Online Education

26430211112_4f84e49d3bAt their best, internships provide students with invaluable experience working alongside professionals in a “real” business. Yet they remain the butt of many jokes and the bane of many managers’ existence.

If the thought of some snot-nosed 20-year-old cramming your office, needing something to do to stay busy is annoying – well, I have the solution. For ten years, we’ve welcomed interns from different schools and from different majors through our doors. Many of them have become full-time employees. Some have become lifelong friends. What’s the key to our success?

We keep it fun, interesting, and we try to connect with each intern on a personal level.

Said another way, we make sure our interns work on something that has some tangible benefit to the business, while also ensuring we take time outside of the office to make the experience memorable.

It’s easy.

I know it can seem like a pain to realize it’s the middle of May, and a new, young face will be walking in the door shortly. That young face wasn’t here last week. Now he or she needs something to work on. You sold them on your company by saying, “It’s not like you’ll be getting coffee for us and making copies all day. You’ll contribute.” But now, the easiest thing to assign them is probably just that – coffee and copies. And then bug off, intern.

To me, that’s where most internship experiences fall apart. Right at the beginning, I know many managers or business owners won’t invest the time to make the internship interesting, and valuable. Like anything in life, you have to invest the time and energy.

Prior to your intern’s first day, make a list of things they can work on that will have a noticeable contribution to the business. Have a biz dev project that’s been sitting on the shelf for 6 months? That’s perfect. Put the intern on collecting names and dialing for connections. Or maybe you’ve been meaning to do some content marketing, publishing articles under your name with the business attached to it?

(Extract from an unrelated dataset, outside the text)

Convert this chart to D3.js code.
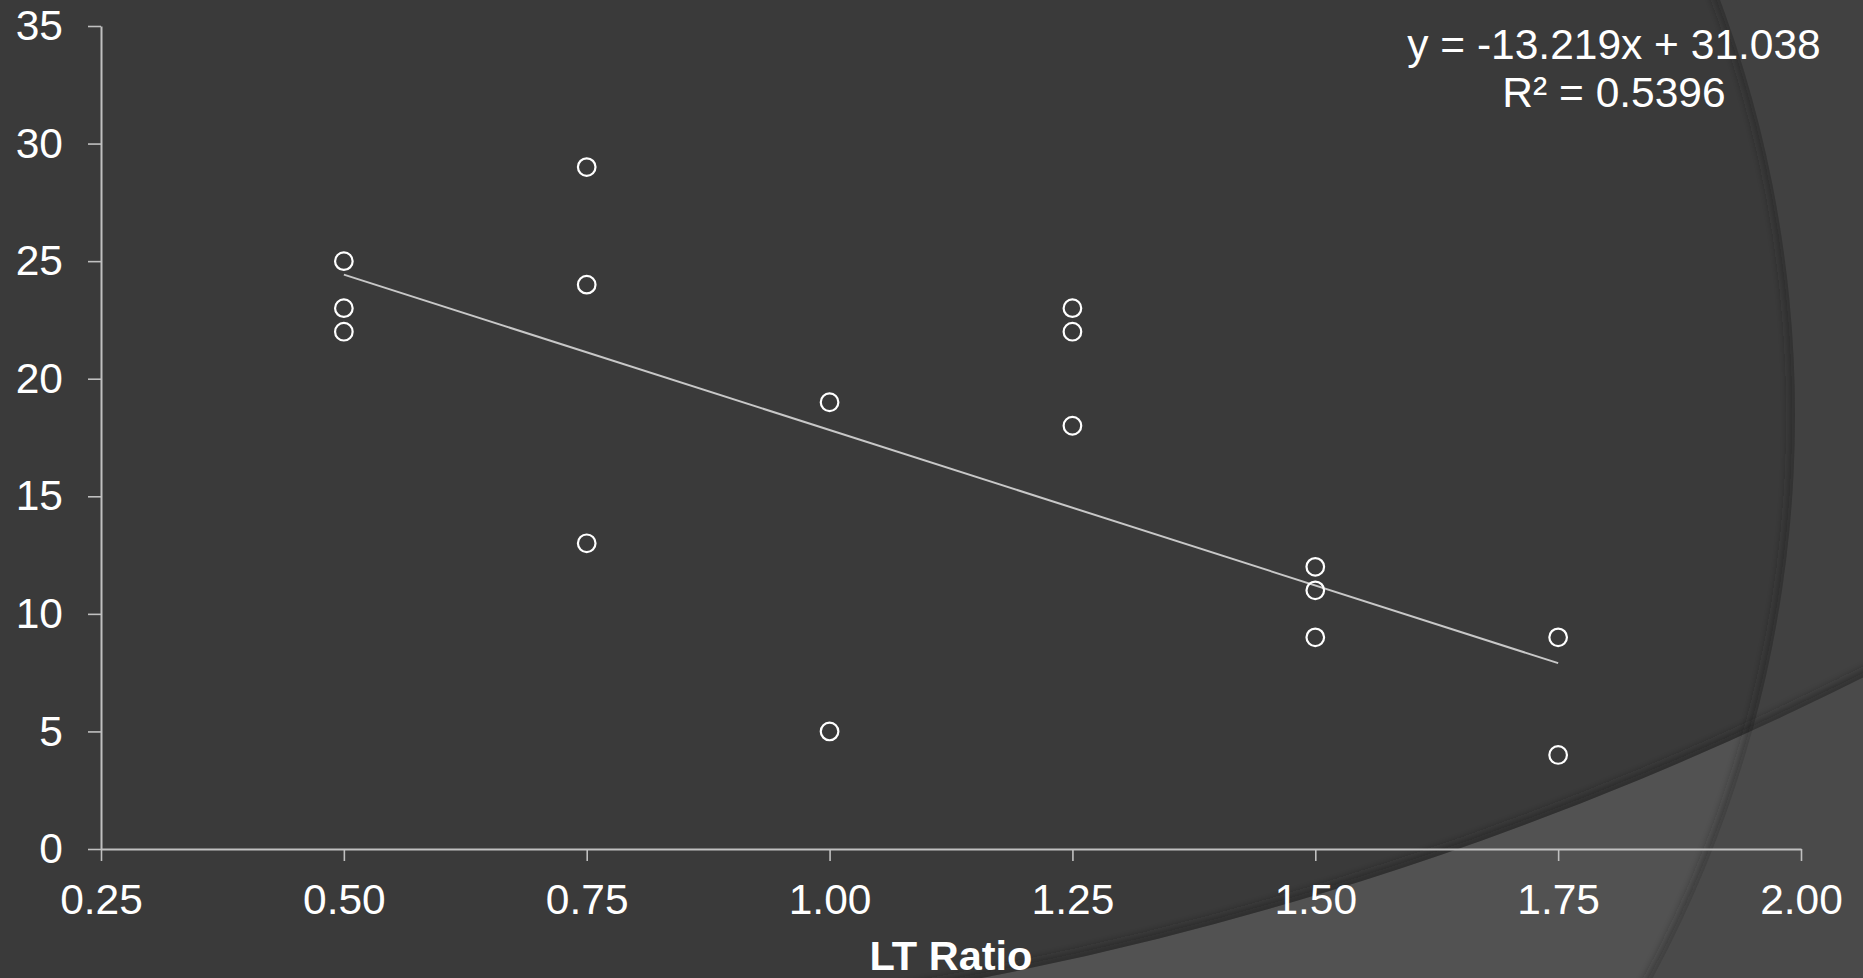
<!DOCTYPE html>
<html>
<head>
<meta charset="utf-8">
<script src="https://cdn.jsdelivr.net/npm/d3@7"></script>
<style>
  html, body { margin: 0; padding: 0; background: #3a3a3a; overflow: hidden; }
  svg { display: block; }
  text { font-family: "Liberation Sans", Arial, Helvetica, sans-serif; fill: #ffffff; }
</style>
</head>
<body>
<script>
// ---- data ----
const ltRatio = [0.5, 0.5, 0.5, 0.75, 0.75, 0.75, 1.0, 1.0, 1.25, 1.25, 1.25, 1.5, 1.5, 1.5, 1.75, 1.75];
const values  = [25, 23, 22, 29, 24, 13, 19, 5, 23, 22, 18, 12, 11, 9, 9, 4];
const xTicks = [0.25, 0.5, 0.75, 1.0, 1.25, 1.5, 1.75, 2.0];
const yTicks = [0, 5, 10, 15, 20, 25, 30, 35];
const trendSlope = -13.219;
const trendIntercept = 31.038;
const trendRange = [0.5, 1.75];
const rSquared = 0.5396;
const xTitle = "LT Ratio";

// ---- layout ----
const W = 1863, H = 978;
const FS = "42.5px";
const svg = d3.select("body").append("svg").attr("width", W).attr("height", H);

const x = d3.scaleLinear().domain([0.25, 2.0]).range([101, 1801]);
const y = d3.scaleLinear().domain([0, 35]).range([849, 26]);

// ---- background decoration ----
const defs = svg.append("defs");
defs.append("filter").attr("id", "blur").attr("x", "-10%").attr("y", "-10%").attr("width", "120%").attr("height", "120%")
  .append("feGaussianBlur").attr("stdDeviation", 4);
const c1 = {cx: 609, cy: 415, r: 1186};
const c2 = {cx: 320, cy: -2407, r: 3449};
defs.append("clipPath").attr("id", "inC1").append("circle").attr("cx", c1.cx).attr("cy", c1.cy).attr("r", c1.r);
defs.append("clipPath").attr("id", "inC2").append("circle").attr("cx", c2.cx).attr("cy", c2.cy).attr("r", c2.r);

function outside(c) {
  return `M0,0H${W}V${H}H0Z M${c.cx - c.r},${c.cy} a${c.r},${c.r} 0 1,0 ${2 * c.r},0 a${c.r},${c.r} 0 1,0 ${-2 * c.r},0Z`;
}
svg.append("rect").attr("width", W).attr("height", H).attr("fill", "#3a3a3a");
svg.append("path").attr("d", outside(c2)).attr("fill", "#525252").attr("fill-rule", "evenodd");
svg.append("path").attr("d", outside(c1)).attr("fill", "#464646").attr("fill-opacity", 0.6).attr("fill-rule", "evenodd");
// shadows along the edges
svg.append("g").attr("clip-path", "url(#inC2)")
  .append("circle").attr("cx", c2.cx).attr("cy", c2.cy).attr("r", c2.r)
  .attr("fill", "none").attr("stroke", "#262626").attr("stroke-width", 14).attr("stroke-opacity", 0.5)
  .attr("filter", "url(#blur)");
svg.append("g").attr("clip-path", "url(#inC1)")
  .append("circle").attr("cx", c1.cx).attr("cy", c1.cy).attr("r", c1.r)
  .attr("fill", "none").attr("stroke", "#262626").attr("stroke-width", 12).attr("stroke-opacity", 0.45)
  .attr("filter", "url(#blur)");

// ---- axes ----
const axisColor = "#c0c0c0";
const gx = svg.append("g").attr("transform", `translate(0,${y(0)})`)
  .call(d3.axisBottom(x).tickValues(xTicks).tickFormat(d3.format(".2f")).tickSize(12).tickSizeOuter(0).tickPadding(23));
const gy = svg.append("g").attr("transform", `translate(${x(0.25)},0)`)
  .call(d3.axisLeft(y).tickValues(yTicks).tickFormat(d3.format("d")).tickSize(13).tickSizeOuter(0).tickPadding(25));
[gx, gy].forEach(g => {
  g.select(".domain").attr("stroke", axisColor).attr("stroke-width", 2);
  g.selectAll(".tick line").attr("stroke", axisColor).attr("stroke-width", 1.6);
  g.selectAll(".tick text").attr("fill", "#ffffff").style("font-size", FS)
    .style("font-family", '"Liberation Sans", Arial, sans-serif');
});

// ---- trendline ----
const trendPts = trendRange.map(v => [v, trendSlope * v + trendIntercept]);
svg.append("path")
  .attr("d", d3.line().x(d => x(d[0])).y(d => y(d[1]))(trendPts))
  .attr("stroke", "#c8c8c8").attr("stroke-width", 2).attr("fill", "none");

// ---- points ----
svg.append("g").selectAll("circle").data(d3.zip(ltRatio, values)).join("circle")
  .attr("cx", d => x(d[0])).attr("cy", d => y(d[1])).attr("r", 8.8)
  .attr("fill", "none").attr("stroke", "#ffffff").attr("stroke-width", 2.2);

// ---- equation ----
const eqX = 1614;
svg.append("text").attr("x", eqX).attr("y", 59).attr("text-anchor", "middle").style("font-size", FS)
  .text(`y = ${trendSlope.toFixed(3)}x + ${trendIntercept.toFixed(3)}`);
svg.append("text").attr("x", eqX).attr("y", 107).attr("text-anchor", "middle").style("font-size", FS)
  .text(`R² = ${rSquared.toFixed(4)}`);

// ---- axis title ----
svg.append("text").attr("x", (x(0.25) + x(2.0)) / 2).attr("y", 970).attr("text-anchor", "middle")
  .style("font-size", "41.5px").style("font-weight", "bold").text(xTitle);
</script>
</body>
</html>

Another great intern project. Get them connecting with editors and bloggers to open up doors for you.

Those are simple, effective tasks that you can easily show to have a tangible benefit for the business.

Last summer, we had two interns who worked exclusively on initiating conversations with older business owners looking to sell their business. It was a grind, but it also let them talk to a lot of business owners, learn about their companies, and open up acquisition opportunities for our private equity fund. All along, I made sure to provide a feedback loop to each intern about how the conversations they teed up for me went. “That one today was really good, I love the apparel company. We’re reviewing their financials next week. Great job! I’ll keep you posted on how it turns out.”

Reminding them of the fruits of their labor matters, and differentiates the experience from fetching coffee.

Now, I’m not saying interns shouldn’t have to do a little dirty work. Just this morning, my business partner in Kansas City texted me a picture of the new interns for PolicyZip putting together their desks and chairs in the new office. If you want somewhere to sit and work, you’re going to have to put it together!

But it’s all in good fun, and it’s all about creating that experience for them to carry forward with them into their carriers. I said we try to spend time connecting with each intern on a personal level, and often that means outside of the office. We’ve held intern olympics. We’ve stocked the company soccer team with interns and played together. We’ve taken them to Vegas and paid for everything (that always seems to go over well).

These are young men and women who are on summer break from college, after all. Chances are, if you can get ‘em out to have a few drinks or do something else non-work related, they will enjoy it. Let them see you as regular people and let them know the joining the “working world” is going to be a good experience.

If you’re open to treating interns well, and mix in some creativity to your planning for their summer, you’ll have a successful internship program. It truly is that simple. Give them something to work on that’s valuable, share feedback with them on how it’s contributing to their business, and take them to lunch on Friday to learn about who they are and what they want to become in life.

Simple. Fun. And effective. Follow that formula, and your 2016 interns will be your 2019 stud employees.